Сюжетное преобразование фабулы, метонимически перенесенное на внешнее оформление текста, сам Мандельштам описывает в своем повествовании: «Я не боюсь бессвязности и разрывов. Стригу бумагу длинными ножницами. Подклеиваю ленточки бахромкой. Рукопись – всегда буря, истрепанная, исклеванная. Она – черновик сонаты. Марать – лучше, чем писать. Не боюсь швов и желтизны клея. Портняжу, бездельничаю. Рисую Марата в чулке. Стрижей». Ссылка на рисунки скорее всего относится к пушкинской традиции внесения рисунка в рукопись. Сравним с этим отступлением из «Египетской марки» то, как свой собственный метод письма (точнее, изготовления текста из заготовок, написанных впрок) описал Шкловский в той главке книги «Гамбургский счет», точность которой я мог бы подтвердить слышанными мной свидетельствами и самого Шкловского, и членов его семьи, и его секретарей и машинисток (в частности, Т.К. Владимировой), мне знакомых. Шкловский писал:
Машинистка, та самая, которая печатает статью, сейчас перепечатывает куски с обозначением страницы. Эти куски, их бывает очень много, я развешиваю по стенам комнаты. К сожалению, комната у меня маленькая, и мне тесно. Очень важно понять цитату, повернуть ее, связать с другими. Висят куски на стене долго. Я группирую их, вешаю рядом, потом появляются соединительные переходы, написанные очень коротко. Потом я пишу конспект глав довольно подробный и раскладываю соединенные куски по папкам. Начинаю диктовать работу, обозначая вставки номерами (Шкловский 1990:423).

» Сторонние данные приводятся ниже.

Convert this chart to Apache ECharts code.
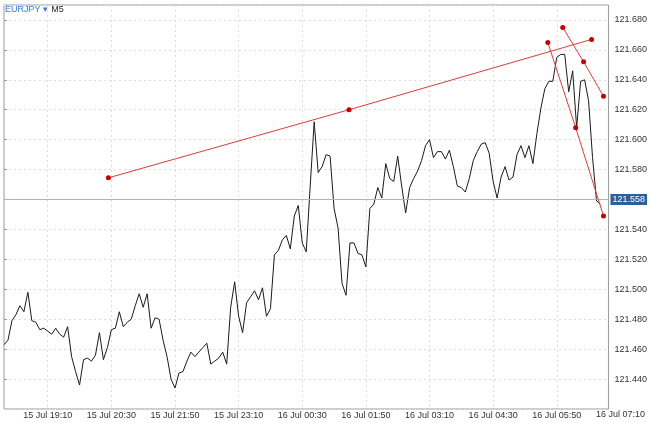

К своему монтажному методу письма, безусловно повлиявшему на Мандельштама (ср.: Шиндин 2009), Шкловский приходит рано. Он намечает черты обрывистого, как бы бессвязного стиля еще в ранней работе о Розанове, чей язык и стиль занимал его, как и молодого Мандельштама. Шкловский в духе формалистической идеи повышения «младшей линии» развития, приобретающей собственно литературный стилистический статус, высказывал гипотезу: «Может быть, так же сама резкость переходов Розанова, немотивированность связи частей, появилась сперва как результат газетной техники и только после была оценена и закреплена как стилистический прием» (Шкловский 1929: 241). Исследуя этот прием у Розанова, Шкловский определяет его как оксюморон (понятие, в последнее время используемое и применительно к прозе Мандельштама): «Отрывки у Розанова следуют друг за другом по принципу противопоставления тем и противопоставления планов, т. е. план бытовой сменяется планом космическим» (Там же, 240). Вместе с тем Шкловский пробует найти разные сюжетные линии, связывающие куски вместе. Тем много, они даны вразброд, но каждая из них постепенно выстраивается. Например, «друг» как героиня всей книги у Розанова появляется в разных кусках, тем самым их соединяя. Таких тем в одной книге Розанова Шкловский насчитывает восемь – в отличие от одной главной темы классического романа. Анализ этого приема в исследовании Шкловского о литературе вне сюжета связывается с разысканиями о роли сюжетных перебивок и отступлений в классических сочинениях с сюжетом. Напротив, намеренно бессвязная проза, как у Пильняка, не вызывает у Шкловского одобрения. Об одной из повестей Пильняка он говорит, что «вся неразбериха ее, мне кажется, сделана сознательно и имеет целью затруднить восприятие, проецируя одно явление на другое; линии эти явно несводимые, и их несводимость (в них вставлены и еще несколько анекдотов) и создает впечатление сложности. Манера Пильняка вся в этом злоупотреблении бессвязностью» (Шкловский 1990:271). В этом, с точки зрения Шкловского, состоит «элементарность» Пильняка2.